**Input data**:
▬▬▬
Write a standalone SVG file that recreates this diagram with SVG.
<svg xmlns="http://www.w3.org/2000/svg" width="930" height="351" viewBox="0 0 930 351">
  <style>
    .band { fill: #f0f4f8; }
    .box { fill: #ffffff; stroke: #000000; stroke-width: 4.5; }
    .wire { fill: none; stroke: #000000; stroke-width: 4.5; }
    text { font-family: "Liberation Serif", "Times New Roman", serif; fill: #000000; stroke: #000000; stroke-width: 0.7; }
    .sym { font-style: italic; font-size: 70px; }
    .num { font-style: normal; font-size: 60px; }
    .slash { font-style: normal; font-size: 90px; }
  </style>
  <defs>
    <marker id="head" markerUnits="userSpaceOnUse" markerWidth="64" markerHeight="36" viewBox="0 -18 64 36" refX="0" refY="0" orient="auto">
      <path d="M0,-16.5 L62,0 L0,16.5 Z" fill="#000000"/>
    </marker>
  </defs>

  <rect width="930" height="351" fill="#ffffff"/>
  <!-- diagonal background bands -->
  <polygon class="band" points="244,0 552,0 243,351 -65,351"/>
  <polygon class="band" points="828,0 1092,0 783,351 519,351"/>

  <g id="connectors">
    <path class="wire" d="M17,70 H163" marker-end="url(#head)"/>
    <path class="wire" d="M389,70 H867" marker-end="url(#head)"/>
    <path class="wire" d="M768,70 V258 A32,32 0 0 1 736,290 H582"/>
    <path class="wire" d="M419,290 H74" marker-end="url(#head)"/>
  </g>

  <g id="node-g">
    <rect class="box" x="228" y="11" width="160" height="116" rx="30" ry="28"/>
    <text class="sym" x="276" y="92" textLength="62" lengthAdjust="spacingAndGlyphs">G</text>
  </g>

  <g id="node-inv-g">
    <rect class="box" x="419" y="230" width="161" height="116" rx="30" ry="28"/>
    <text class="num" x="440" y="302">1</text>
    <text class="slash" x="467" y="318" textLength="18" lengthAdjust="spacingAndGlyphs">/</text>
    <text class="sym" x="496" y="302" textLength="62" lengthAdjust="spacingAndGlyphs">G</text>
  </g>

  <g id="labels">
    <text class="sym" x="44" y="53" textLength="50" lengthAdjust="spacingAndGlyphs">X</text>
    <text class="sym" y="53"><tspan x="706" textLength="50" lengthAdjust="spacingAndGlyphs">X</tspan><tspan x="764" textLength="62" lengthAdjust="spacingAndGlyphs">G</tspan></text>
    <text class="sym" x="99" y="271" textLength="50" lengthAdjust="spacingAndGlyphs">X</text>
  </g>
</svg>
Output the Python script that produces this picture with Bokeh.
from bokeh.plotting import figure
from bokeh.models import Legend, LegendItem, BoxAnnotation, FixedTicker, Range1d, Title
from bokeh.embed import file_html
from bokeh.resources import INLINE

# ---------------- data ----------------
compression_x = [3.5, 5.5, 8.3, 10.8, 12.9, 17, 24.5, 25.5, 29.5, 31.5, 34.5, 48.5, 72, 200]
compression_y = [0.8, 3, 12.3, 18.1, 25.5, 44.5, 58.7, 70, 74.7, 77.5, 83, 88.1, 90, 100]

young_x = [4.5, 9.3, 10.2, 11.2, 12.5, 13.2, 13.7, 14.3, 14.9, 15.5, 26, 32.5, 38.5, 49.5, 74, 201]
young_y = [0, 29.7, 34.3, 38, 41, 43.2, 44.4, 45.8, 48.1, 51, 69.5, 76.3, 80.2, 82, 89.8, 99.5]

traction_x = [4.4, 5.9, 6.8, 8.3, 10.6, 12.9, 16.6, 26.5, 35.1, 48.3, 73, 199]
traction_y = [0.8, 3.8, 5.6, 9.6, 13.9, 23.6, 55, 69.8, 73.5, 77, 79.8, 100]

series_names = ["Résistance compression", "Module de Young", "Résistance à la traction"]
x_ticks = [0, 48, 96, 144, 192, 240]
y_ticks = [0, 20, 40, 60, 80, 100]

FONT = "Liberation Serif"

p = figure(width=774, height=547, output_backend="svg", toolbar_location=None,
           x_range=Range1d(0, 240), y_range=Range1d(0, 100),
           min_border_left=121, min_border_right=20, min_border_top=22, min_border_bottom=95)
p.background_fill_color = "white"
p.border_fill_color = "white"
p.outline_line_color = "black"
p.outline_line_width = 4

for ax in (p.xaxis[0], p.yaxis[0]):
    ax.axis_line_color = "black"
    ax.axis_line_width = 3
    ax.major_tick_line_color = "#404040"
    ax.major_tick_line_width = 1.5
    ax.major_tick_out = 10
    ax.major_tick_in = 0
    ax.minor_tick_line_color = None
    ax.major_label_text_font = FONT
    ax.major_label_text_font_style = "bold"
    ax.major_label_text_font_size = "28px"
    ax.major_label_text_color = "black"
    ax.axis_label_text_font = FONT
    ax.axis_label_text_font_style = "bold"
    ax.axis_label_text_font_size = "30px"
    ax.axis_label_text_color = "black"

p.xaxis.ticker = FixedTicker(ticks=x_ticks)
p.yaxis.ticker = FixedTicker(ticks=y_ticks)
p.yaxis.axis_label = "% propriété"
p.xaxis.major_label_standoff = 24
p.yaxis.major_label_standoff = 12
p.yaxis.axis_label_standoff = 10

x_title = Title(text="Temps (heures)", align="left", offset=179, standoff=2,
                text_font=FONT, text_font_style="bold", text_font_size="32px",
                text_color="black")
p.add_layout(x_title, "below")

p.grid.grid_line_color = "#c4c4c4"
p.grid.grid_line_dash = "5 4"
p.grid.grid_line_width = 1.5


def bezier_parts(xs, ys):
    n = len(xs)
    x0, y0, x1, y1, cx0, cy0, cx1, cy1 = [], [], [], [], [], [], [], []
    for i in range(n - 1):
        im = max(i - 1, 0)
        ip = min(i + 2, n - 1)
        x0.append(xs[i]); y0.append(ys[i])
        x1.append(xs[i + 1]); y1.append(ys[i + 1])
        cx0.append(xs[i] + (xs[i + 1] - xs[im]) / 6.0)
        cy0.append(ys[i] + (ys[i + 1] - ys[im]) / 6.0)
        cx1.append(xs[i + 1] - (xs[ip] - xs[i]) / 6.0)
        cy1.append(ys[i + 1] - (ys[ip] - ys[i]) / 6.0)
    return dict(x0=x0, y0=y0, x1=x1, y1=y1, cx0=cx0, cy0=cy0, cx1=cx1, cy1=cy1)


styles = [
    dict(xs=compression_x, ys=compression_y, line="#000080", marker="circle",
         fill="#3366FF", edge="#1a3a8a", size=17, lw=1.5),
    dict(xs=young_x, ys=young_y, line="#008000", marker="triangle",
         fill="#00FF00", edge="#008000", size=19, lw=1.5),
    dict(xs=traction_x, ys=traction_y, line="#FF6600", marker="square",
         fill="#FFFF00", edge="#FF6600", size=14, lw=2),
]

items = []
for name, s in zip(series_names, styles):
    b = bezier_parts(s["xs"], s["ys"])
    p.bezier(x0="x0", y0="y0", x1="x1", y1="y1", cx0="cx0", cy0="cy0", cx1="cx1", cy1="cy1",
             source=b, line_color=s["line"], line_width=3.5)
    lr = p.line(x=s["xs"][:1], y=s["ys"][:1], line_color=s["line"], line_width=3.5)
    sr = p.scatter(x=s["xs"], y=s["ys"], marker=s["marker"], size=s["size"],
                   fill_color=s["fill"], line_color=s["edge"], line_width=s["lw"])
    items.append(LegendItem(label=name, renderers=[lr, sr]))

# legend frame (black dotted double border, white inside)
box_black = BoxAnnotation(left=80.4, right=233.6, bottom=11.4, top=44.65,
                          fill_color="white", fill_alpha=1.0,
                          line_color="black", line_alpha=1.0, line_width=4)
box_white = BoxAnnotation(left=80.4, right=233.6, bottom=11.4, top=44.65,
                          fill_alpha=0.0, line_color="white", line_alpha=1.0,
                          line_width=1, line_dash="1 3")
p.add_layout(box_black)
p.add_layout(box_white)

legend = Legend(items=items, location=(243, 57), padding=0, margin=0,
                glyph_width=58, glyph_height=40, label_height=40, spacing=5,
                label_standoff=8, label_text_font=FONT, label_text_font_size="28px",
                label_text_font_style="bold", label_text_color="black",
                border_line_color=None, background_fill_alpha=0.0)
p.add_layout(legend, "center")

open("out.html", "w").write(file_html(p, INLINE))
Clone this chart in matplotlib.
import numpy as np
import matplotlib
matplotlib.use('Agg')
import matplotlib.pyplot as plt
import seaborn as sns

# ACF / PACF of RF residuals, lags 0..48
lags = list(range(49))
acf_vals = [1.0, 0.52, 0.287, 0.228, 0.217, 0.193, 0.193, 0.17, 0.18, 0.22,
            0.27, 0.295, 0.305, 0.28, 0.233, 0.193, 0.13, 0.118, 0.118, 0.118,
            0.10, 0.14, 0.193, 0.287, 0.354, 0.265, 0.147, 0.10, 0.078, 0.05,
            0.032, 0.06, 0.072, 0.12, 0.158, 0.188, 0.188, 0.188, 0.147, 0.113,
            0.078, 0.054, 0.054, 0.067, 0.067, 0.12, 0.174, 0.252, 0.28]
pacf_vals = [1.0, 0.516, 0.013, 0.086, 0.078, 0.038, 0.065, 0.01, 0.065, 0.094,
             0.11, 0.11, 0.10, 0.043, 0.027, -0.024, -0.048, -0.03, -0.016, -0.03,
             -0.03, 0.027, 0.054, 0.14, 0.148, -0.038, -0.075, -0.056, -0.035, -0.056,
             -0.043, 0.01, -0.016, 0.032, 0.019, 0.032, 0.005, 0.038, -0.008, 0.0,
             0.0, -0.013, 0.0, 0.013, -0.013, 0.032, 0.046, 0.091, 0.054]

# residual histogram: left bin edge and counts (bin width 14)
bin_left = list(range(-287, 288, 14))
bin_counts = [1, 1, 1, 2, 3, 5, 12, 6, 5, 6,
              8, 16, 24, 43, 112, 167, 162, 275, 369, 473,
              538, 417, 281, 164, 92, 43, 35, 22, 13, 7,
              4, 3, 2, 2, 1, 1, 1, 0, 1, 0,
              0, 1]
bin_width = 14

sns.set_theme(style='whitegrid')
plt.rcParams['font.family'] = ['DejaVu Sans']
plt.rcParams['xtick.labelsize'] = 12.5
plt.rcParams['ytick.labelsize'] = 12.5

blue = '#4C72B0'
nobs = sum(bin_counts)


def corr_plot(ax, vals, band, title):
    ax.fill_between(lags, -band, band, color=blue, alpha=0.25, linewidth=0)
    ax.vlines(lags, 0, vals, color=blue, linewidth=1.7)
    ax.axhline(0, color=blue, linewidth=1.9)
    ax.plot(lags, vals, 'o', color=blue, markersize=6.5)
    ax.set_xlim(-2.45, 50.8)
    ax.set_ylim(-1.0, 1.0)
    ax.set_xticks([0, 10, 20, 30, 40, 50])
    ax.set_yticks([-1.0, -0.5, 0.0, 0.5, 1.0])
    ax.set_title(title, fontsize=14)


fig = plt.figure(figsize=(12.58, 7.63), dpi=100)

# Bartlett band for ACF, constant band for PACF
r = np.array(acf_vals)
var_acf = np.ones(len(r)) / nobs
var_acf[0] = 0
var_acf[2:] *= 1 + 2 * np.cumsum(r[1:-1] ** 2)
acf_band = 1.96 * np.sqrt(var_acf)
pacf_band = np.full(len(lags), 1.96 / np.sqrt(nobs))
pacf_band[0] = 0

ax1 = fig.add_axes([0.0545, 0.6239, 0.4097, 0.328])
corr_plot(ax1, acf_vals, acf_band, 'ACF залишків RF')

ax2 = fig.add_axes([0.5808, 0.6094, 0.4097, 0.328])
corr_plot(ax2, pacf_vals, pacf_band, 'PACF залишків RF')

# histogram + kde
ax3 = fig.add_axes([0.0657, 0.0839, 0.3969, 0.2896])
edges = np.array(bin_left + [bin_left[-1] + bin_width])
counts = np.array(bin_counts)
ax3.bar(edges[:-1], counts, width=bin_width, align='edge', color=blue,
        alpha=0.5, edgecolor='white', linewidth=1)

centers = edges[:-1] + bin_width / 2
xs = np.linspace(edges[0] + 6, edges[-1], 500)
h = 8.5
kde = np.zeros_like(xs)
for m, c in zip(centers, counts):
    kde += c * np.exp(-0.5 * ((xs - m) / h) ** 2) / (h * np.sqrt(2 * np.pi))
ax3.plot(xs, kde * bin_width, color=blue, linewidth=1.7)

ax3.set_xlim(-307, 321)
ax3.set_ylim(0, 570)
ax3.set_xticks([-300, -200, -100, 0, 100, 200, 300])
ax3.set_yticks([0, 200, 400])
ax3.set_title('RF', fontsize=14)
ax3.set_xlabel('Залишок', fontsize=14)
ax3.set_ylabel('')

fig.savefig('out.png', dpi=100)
▬▬▬
**Exercise brief**: Quote word for word every line from the one that has "Clone this chart in matplotlib." through the one that has "import seaborn as sns".

**Task solution**:
Clone this chart in matplotlib.
import numpy as np
import matplotlib
matplotlib.use('Agg')
import matplotlib.pyplot as plt
import seaborn as sns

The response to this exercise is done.